You have information that will save you from disaster!
I recently noticed some posts and discussions around the often-quoted indicators of financial difficulties for businesses. In general terms a business in financial difficulties will demonstrate a number of indicators such as tight working capital where current liabilities exceed current assets, overdue and unpaid amounts due to suppliers, and the taxation office.
Another indicator may include trading losses. This is not the complete list by the way.
My idea is a simple one, if you are unorganised then business is difficult; getting organised is easy.
I want to be forward focused here and explore the difference between the indicators noted earlier, which I will call lagging indicators and another set called leading indicators. I well understand these lagging indicators are more to assist with insolvency and the various tests that are applied to determine insolvency and when a business may have started to become insolvent. No problem here.
Forward focus is where the leading indicators help you get organised.
Leading and lagging indicators are two types of performance metrics used to measure progress to whatever goal or objectives you may have set for yourself. The main difference between leading and lagging indicators is when they are measured and what they can tell you about your performance.
Leading indicators are predictive metrics on future performance. These are “early” indicators as they help identify potential issues or opportunities before they occur. They are usually quantitative, but don’t need to be. By using leading indicators to anticipate future events, you can take proactive measures to prevent potential issues from arising.
Example of Leading Indicators
A builder is experiencing a high employee turnover rate, a lagging indicator. We all understand the state of skill shortages in the marketplace now, so staff are critical to ongoing success. But what if you had systems in place which alerted you earlier so you can understand and stay on top of staff?
A much better use of resources. By addressing these issues proactively, you could reduce the likelihood of future turnover and create a stable workforce.

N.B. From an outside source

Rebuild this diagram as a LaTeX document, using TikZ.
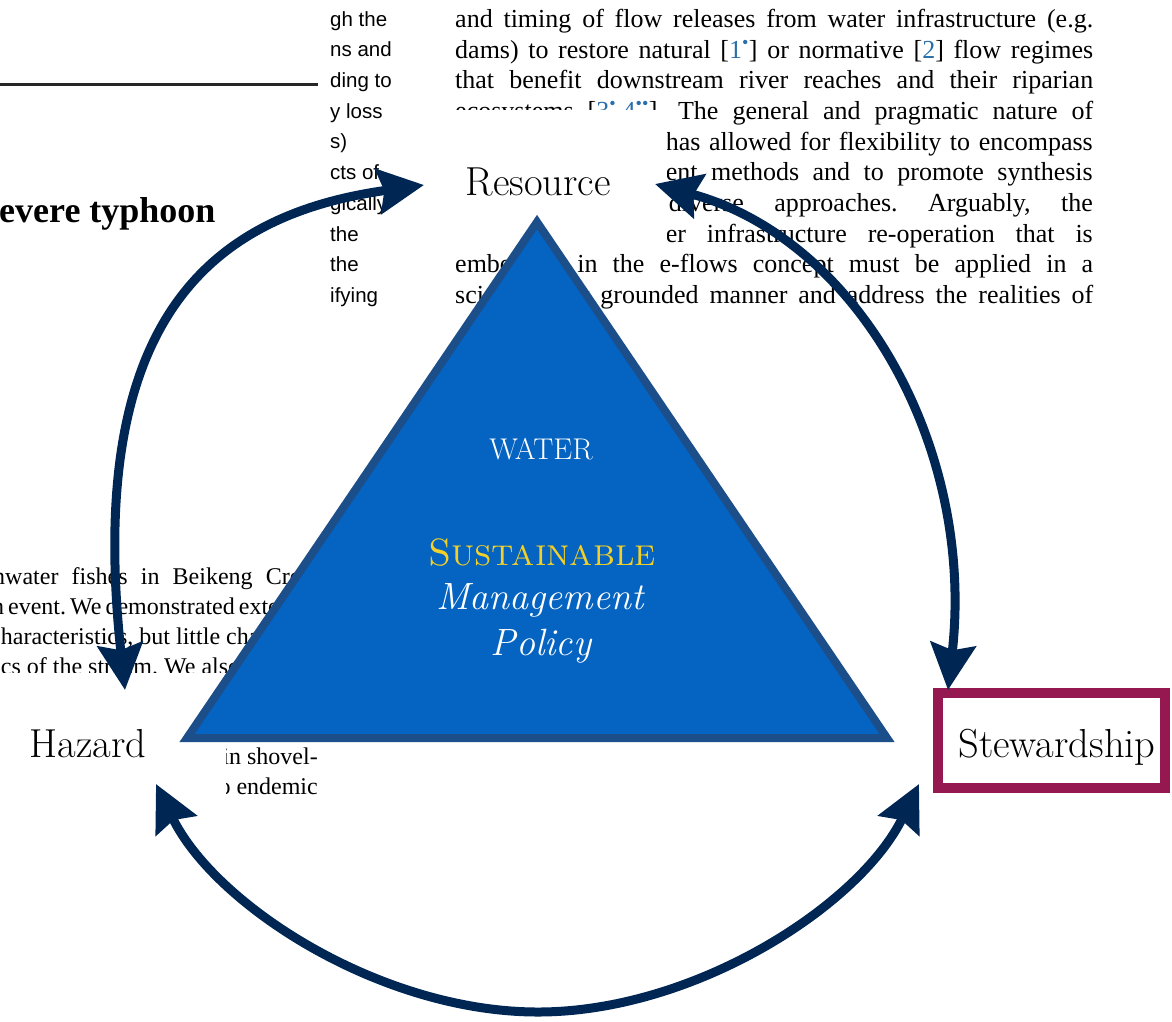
\documentclass[tikz,border=0pt]{standalone}
\usepackage{fontspec}
\newfontfamily\papersf{Liberation Sans}
\newfontfamily\paperrm{Liberation Serif}
\usetikzlibrary{arrows.meta,shadows}
\definecolor{wmnavy}{RGB}{0,38,84}
\definecolor{wmblue}{RGB}{5,99,193}
\definecolor{wmedge}{RGB}{28,78,138}
\definecolor{wmgold}{RGB}{242,208,40}
\definecolor{wmwine}{RGB}{150,24,80}
\definecolor{wmcite}{RGB}{40,110,170}
\newcommand{\refmark}[1]{{\color{wmcite}#1}}
\frenchspacing

\begin{document}
\begin{tikzpicture}[x=1pt,y=-1pt,>={Stealth[length=46pt,width=45pt,inset=6pt]},
  flow/.style={wmnavy,line width=9pt,<->},
  term/.style={font=\fontsize{40.5}{42}\selectfont,inner sep=0pt,anchor=base},
  inner/.style={white,inner sep=0pt,anchor=base},
  scrap/.style={inner sep=0pt,anchor=base west},
  sfline/.style={scrap,font=\papersf\fontsize{20.5}{21}\selectfont},
  rmline/.style={scrap,font=\paperrm\fontsize{24}{26}\selectfont},
  bigline/.style={scrap,font=\paperrm\fontsize{26}{28}\selectfont}]
  \useasboundingbox (0,0) rectangle (1172,1021);

  % page scraps behind the figure
  \begin{scope}
    \clip (0,0) rectangle (1172,318);
    \draw[line width=3pt,black!85] (0,84) -- (318,84);
    \node[scrap,font=\paperrm\bfseries\fontsize{36}{37}\selectfont] (head) at (-1,222) {evere typhoon};
    \node[sfline] (s1) at (330,26) {gh the};
    \node[sfline] (s2) at (330,56) {ns and};
    \node[sfline] (s3) at (330,87) {ding to};
    \node[sfline] (s4) at (330,118) {y loss};
    \node[sfline] (s5) at (330,148) {s)};
    \node[sfline] (s6) at (330,179) {cts of};
    \node[sfline] (s7) at (330,210) {gically};
    \node[sfline] (s8) at (330,241) {the};
    \node[sfline] (s9) at (330,271) {the};
    \node[sfline] (s10) at (330,302) {ifying};
    \node[bigline] (p1) at (455,27) {\makebox[638pt][s]{and timing of flow releases from water infrastructure (e.g.}};
    \node[bigline] (p2) at (455,58) {\makebox[638pt][s]{dams) to restore natural [\refmark{1\textsuperscript{\textbullet}}] or normative [\refmark{2}] flow regimes}};
    \node[bigline] (p3) at (455,88) {\makebox[638pt][s]{that benefit downstream river reaches and their riparian}};
    \node[bigline] (p4) at (455,119) {\makebox[638pt][s]{ecosystems [\refmark{3\textsuperscript{\textbullet}},\refmark{4\textsuperscript{\textbullet\textbullet}}]. The general and pragmatic nature of}};
    \node[bigline,anchor=base east] (p5) at (1093,150) {\makebox[427pt][s]{has allowed for flexibility to encompass}};
    \node[bigline,anchor=base east] (p6) at (1093,180) {\makebox[427pt][s]{ent methods and to promote synthesis}};
    \node[bigline,anchor=base east] (p7) at (1093,211) {\makebox[424pt][s]{diverse approaches. Arguably, the}};
    \node[bigline,anchor=base east] (p8) at (1093,242) {\makebox[427pt][s]{er infrastructure re-operation that is}};
    \node[bigline] (p9) at (455,272) {\makebox[638pt][s]{embedded in the e-flows concept must be applied in a}};
    \node[bigline] (p10) at (455,303) {\makebox[638pt][s]{scientifically grounded manner and address the realities of}};
    \fill[white] (440,110) rectangle (667,241);
  \end{scope}
  \begin{scope}
    \clip (0,560) rectangle (330,672);
    \node[rmline] (l1) at (-7,584) {\makebox[330pt][s]{nwater fishes in Beikeng Creek}};
    \node[rmline] (l2) at (-8,614) {\makebox[330pt][s]{n event. We demonstrated extensive}};
    \node[rmline] (l3) at (-10,644) {characteristics, but little change};
    \node[rmline] (l4) at (-6,674) {ics of the stream. We also};
  \end{scope}
  \begin{scope}
    \clip (226,740) rectangle (330,805);
    \node[rmline,anchor=base east] (l5) at (318,764) {in shovel-};
    \node[rmline,anchor=base east] (l6) at (318,794) {to endemic};
  \end{scope}

  % triangle
  \coordinate (apex) at (537,222);
  \coordinate (bl) at (187,738);
  \coordinate (br) at (887,738);
  \draw[wmedge,line width=8pt,fill=wmblue,drop shadow={opacity=0.3,shadow xshift=2pt,shadow yshift=-3pt}] (apex) -- (br) -- (bl) -- cycle;
  \node[inner,font=\fontsize{30}{30}\selectfont] (water) at (541,459) {WATER};
  \node[inner,wmgold,font=\fontsize{38}{38}\selectfont\scshape] (sust) at (542,565) {Sustainable};
  \node[inner,font=\fontsize{38}{38}\selectfont\itshape] (mgmt) at (540,609) {Management};
  \node[inner,font=\fontsize{38}{38}\selectfont\itshape] (policy) at (541,655) {Policy};

  % terms
  \draw[wmwine,line width=10pt,fill=white,drop shadow={opacity=0.3,shadow xshift=2pt,shadow yshift=-3pt}] (938,693) rectangle (1165,788);
  \node[term] (res) at (538,195) {Resource};
  \node[term] (haz) at (88,757) {Hazard};
  \node[term] (stw) at (1057,757) {Stewardship};

  % cycle arrows
  \coordinate (resW) at (424,185);
  \coordinate (resE) at (655,184);
  \coordinate (hazN) at (125,690);
  \coordinate (hazS) at (156,784);
  \coordinate (stwN) at (948,690);
  \coordinate (stwS) at (919,784);
  \draw[flow] (hazN) .. controls (85,320) and (210,215) .. (resW);
  \draw[flow] (resE) .. controls (860,240) and (975,450) .. (stwN);
  \draw[flow] (hazS) .. controls (215,905) and (380,1012) .. (538,1012) .. controls (695,1012) and (860,905) .. (stwS);
\end{tikzpicture}
\end{document}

A builder may use pipeline conversion rates as a leading indicator to anticipate future revenue growth and consequently better manage resources. By identifying areas of the sales process where leads are dropping off, you can make improvements to increase your conversion rate or redeploy resources.
You could get more sophisticated and start to stratify this – inquiries, which may convert to consultations, then quotes and then contract sign off.
You have everything you need!
I bet you have a stack of information currently existing within your business which would help you develop a matrix which says for every new building start, I need X number of quotes in the pipe, which means I need X number of consultations happening, because I know my conversion rates from consultations to quotes. To do that I need X number of enquiries on my website because I also know how many enquiries convert to consultations.
If these targets are not being met, then this may lead to a slowdown in work. So now you can predict that based on what’s in the pipe and if that should stay the same, you will have a slow period coming up because you also know from your business how long it takes to convert the signed contract to feet on the ground to start the build.
Now you take two steps
The first is you double down on your marketing efforts and understand what is happening. Is it me? Is it the market? Is it interest rates? What can I do about this? A new marketing strategy?
Two, you keep your eyes up and look to the horizon for strategies to deal with this if the predictions come true. That would include managing your resources and people to get through the downturn.
That doesn’t mean you move people on; it may in fact mean you fast track work to bring forward profits and cash. When you have the cash, you have options and that’s a good spot to be in.
This future focused state is much easier to manage.
Example of Lagging Indicators
A brief history of time
Lagging indicators, on the other hand, are retrospective metrics that are measured after a period has passed. It is a story. A historical recount of events. They are “after-the-fact” indicators as they provide insight into what has happened. These indicators are typically quantitative and are used to evaluate the success or failure of a particular strategy or initiative.
Again, for a builder, a lagging indicator for example would include revenue, gross and net profit margins etc.
What you need
A combination of both these measures is what you need to track and analyse business performance.
This will provide a more comprehensive view and help you make decisions to achieve your goals.
Remember the idea, if you are unorganised then business is difficult; getting organised is easy.